Da gennaio 2020, anche la città di Napoli ha le sue pietre di inciampo.
Nove, installate in piazza Bovio, all’altezza del civico 33, per ricordare le vittime napoletane dell’Olocausto: Amedeo Procaccia, Iole Benedetti, Aldo Procaccia, Milena Modigliani, Paolo Procaccia, Loris Pacifici, Elda Procaccia, Luciana Pacifici, Sergio Oreste Molco.
Erano tutti membri della comunità ebraica di Napoli, costretti ad abbandonare le proprie case al momento della promulgazione delle leggi razziali e una volta arrestati, furono deportati, con un treno nel gennaio 1944, ad Auschwitz, dove hanno trovato la morte.
“Nel momento in cui testimoni diretti di quell’infanzia cominciano a non esserci più – ha dichiarato Cafasso Vitale, il suo promotore – è importante lasciare un segno tangibile e visibile affinché quello che è stato non sia mai più”.
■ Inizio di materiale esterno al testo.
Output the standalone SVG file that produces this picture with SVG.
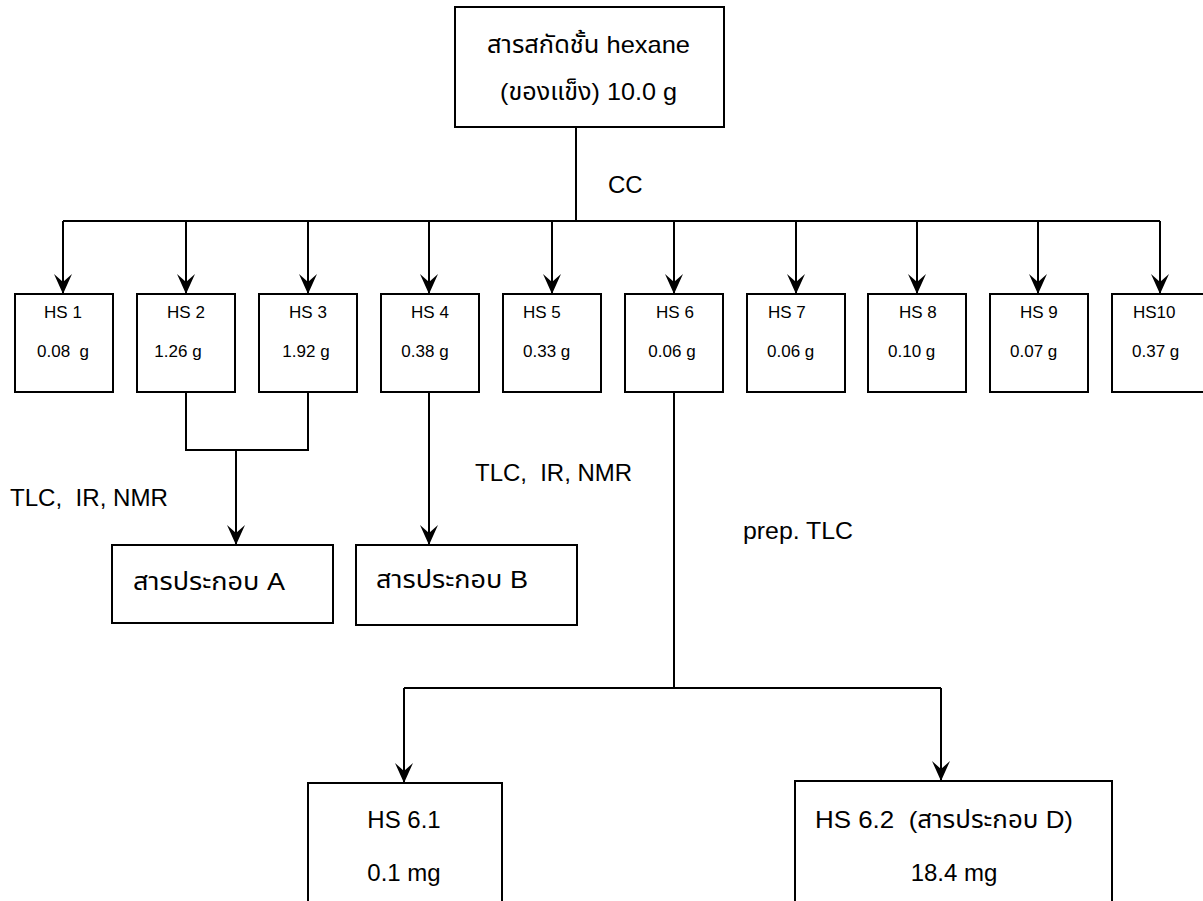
<svg xmlns="http://www.w3.org/2000/svg" width="1203" height="901" viewBox="0 0 1203 901">
<style>
.box{fill:#fff;stroke:#000;stroke-width:2}
.ln{fill:none;stroke:#000;stroke-width:2}
.arr{marker-end:url(#ah)}
text{font-family:"Liberation Sans","Noto Sans Thai","Noto Sans",Arial,sans-serif;fill:#000}
.big{font-size:24px}
.lbl{font-size:24px}
.sm{font-size:17px}
.mid{text-anchor:middle}
</style>
<defs>
<marker id="ah" markerUnits="userSpaceOnUse" markerWidth="24" markerHeight="22" viewBox="-20 -11 24 22" refX="0" refY="0" orient="auto" overflow="visible">
<path d="M0,0 L-20,-9 L-12,0 L-20,9 Z" fill="#000"/>
</marker>
</defs>
<rect width="1203" height="901" fill="#fff"/>
<g id="connectors">
<path class="ln" d="M576,127 V221"/>
<path class="ln" d="M63,221 H1160"/>
<path class="ln arr" d="M63,221 V294"/>
<path class="ln arr" d="M186,221 V294"/>
<path class="ln arr" d="M308,221 V294"/>
<path class="ln arr" d="M429,221 V294"/>
<path class="ln arr" d="M552,221 V294"/>
<path class="ln arr" d="M674,221 V294"/>
<path class="ln arr" d="M796,221 V294"/>
<path class="ln arr" d="M917,221 V294"/>
<path class="ln arr" d="M1038,221 V294"/>
<path class="ln arr" d="M1160,221 V294"/>
<path class="ln" d="M186,392 V450 H308 V392"/>
<path class="ln arr" d="M236,450 V545"/>
<path class="ln arr" d="M429,392 V545"/>
<path class="ln" d="M674,392 V688"/>
<path class="ln" d="M404,688 H941"/>
<path class="ln arr" d="M404,688 V783"/>
<path class="ln arr" d="M941,688 V781"/>
<text class="lbl" x="608" y="193">CC</text>
<text class="lbl" x="10" y="506" textLength="158" lengthAdjust="spacingAndGlyphs">TLC,&#160; IR, NMR</text>
<text class="lbl" x="475" y="481" textLength="157" lengthAdjust="spacingAndGlyphs">TLC,&#160; IR, NMR</text>
<text class="lbl" x="743" y="539" textLength="110" lengthAdjust="spacingAndGlyphs">prep. TLC</text>
</g>
<g id="top">
<rect class="box" x="455" y="7" width="269" height="120"/>
<text class="big" x="487" y="53" textLength="203" lengthAdjust="spacingAndGlyphs">สารสกัดชั้น hexane</text>
<text class="big" x="500" y="100" textLength="177" lengthAdjust="spacingAndGlyphs">(ของแข็ง) 10.0 g</text>
</g>
<g id="hs1"><rect class="box" x="15" y="294" width="98" height="98"/><text class="sm mid" x="63" y="318">HS 1</text><text class="sm mid" x="63" y="357">0.08&#160; g</text></g>
<g id="hs2"><rect class="box" x="137" y="294" width="98" height="98"/><text class="sm mid" x="186" y="318">HS 2</text><text class="sm mid" x="178" y="357">1.26 g</text></g>
<g id="hs3"><rect class="box" x="259" y="294" width="98" height="98"/><text class="sm mid" x="308" y="318">HS 3</text><text class="sm mid" x="306" y="357">1.92 g</text></g>
<g id="hs4"><rect class="box" x="381" y="294" width="98" height="98"/><text class="sm mid" x="430" y="318">HS 4</text><text class="sm mid" x="425" y="357">0.38 g</text></g>
<g id="hs5"><rect class="box" x="503" y="294" width="98" height="98"/><text class="sm" x="523" y="318">HS 5</text><text class="sm" x="523" y="357">0.33 g</text></g>
<g id="hs6"><rect class="box" x="625" y="294" width="98" height="98"/><text class="sm mid" x="675" y="318">HS 6</text><text class="sm mid" x="672" y="357">0.06 g</text></g>
<g id="hs7"><rect class="box" x="747" y="294" width="98" height="98"/><text class="sm" x="768" y="318">HS 7</text><text class="sm" x="767" y="357">0.06 g</text></g>
<g id="hs8"><rect class="box" x="868" y="294" width="98" height="98"/><text class="sm" x="899" y="318">HS 8</text><text class="sm" x="888" y="357">0.10 g</text></g>
<g id="hs9"><rect class="box" x="990" y="294" width="98" height="98"/><text class="sm" x="1020" y="318">HS 9</text><text class="sm" x="1010" y="357">0.07 g</text></g>
<g id="hs10"><rect class="box" x="1112" y="294" width="98" height="98"/><text class="sm" x="1133" y="318">HS10</text><text class="sm" x="1132" y="357">0.37 g</text></g>
<g id="compA"><rect class="box" x="112" y="545" width="221" height="78"/><text class="lbl" x="133" y="590" textLength="152" lengthAdjust="spacingAndGlyphs">สารประกอบ A</text></g>
<g id="compB"><rect class="box" x="356" y="545" width="221" height="80"/><text class="lbl" x="376" y="588" textLength="152" lengthAdjust="spacingAndGlyphs">สารประกอบ B</text></g>
<g id="hs61"><rect class="box" x="308" y="783" width="194" height="130"/><text class="big mid" x="404" y="828">HS 6.1</text><text class="big mid" x="404" y="881">0.1 mg</text></g>
<g id="hs62"><rect class="box" x="795" y="781" width="317" height="130"/><text class="big" x="815" y="828" textLength="258" lengthAdjust="spacingAndGlyphs">HS 6.2&#160; (สารประกอบ D)</text><text class="big mid" x="954" y="881">18.4 mg</text></g>
</svg>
Le pietre d’inciampo stanno tappezzando con l’originalità di un mosaico artistico dal grande significato evocativo e simbolico, le città riproponendo il valore e la forza della memoria e costringono a non dimenticare il nostro passato e con esso le persone che lì vivevano e che per un modo di essere o di credere sono state condannate ad una morte senza appello
Dal 1992, anno in cui iniziò la sua opera, Demmig ha installato, in tutta Europa, 75mila Stolpersteine.
“Ogni volta per me è un nuovo inizio – ha concluso – Il mio punto di partenza era realizzare un’opera concettuale. Non avrei mai pensato di arrivare a queste cifre“.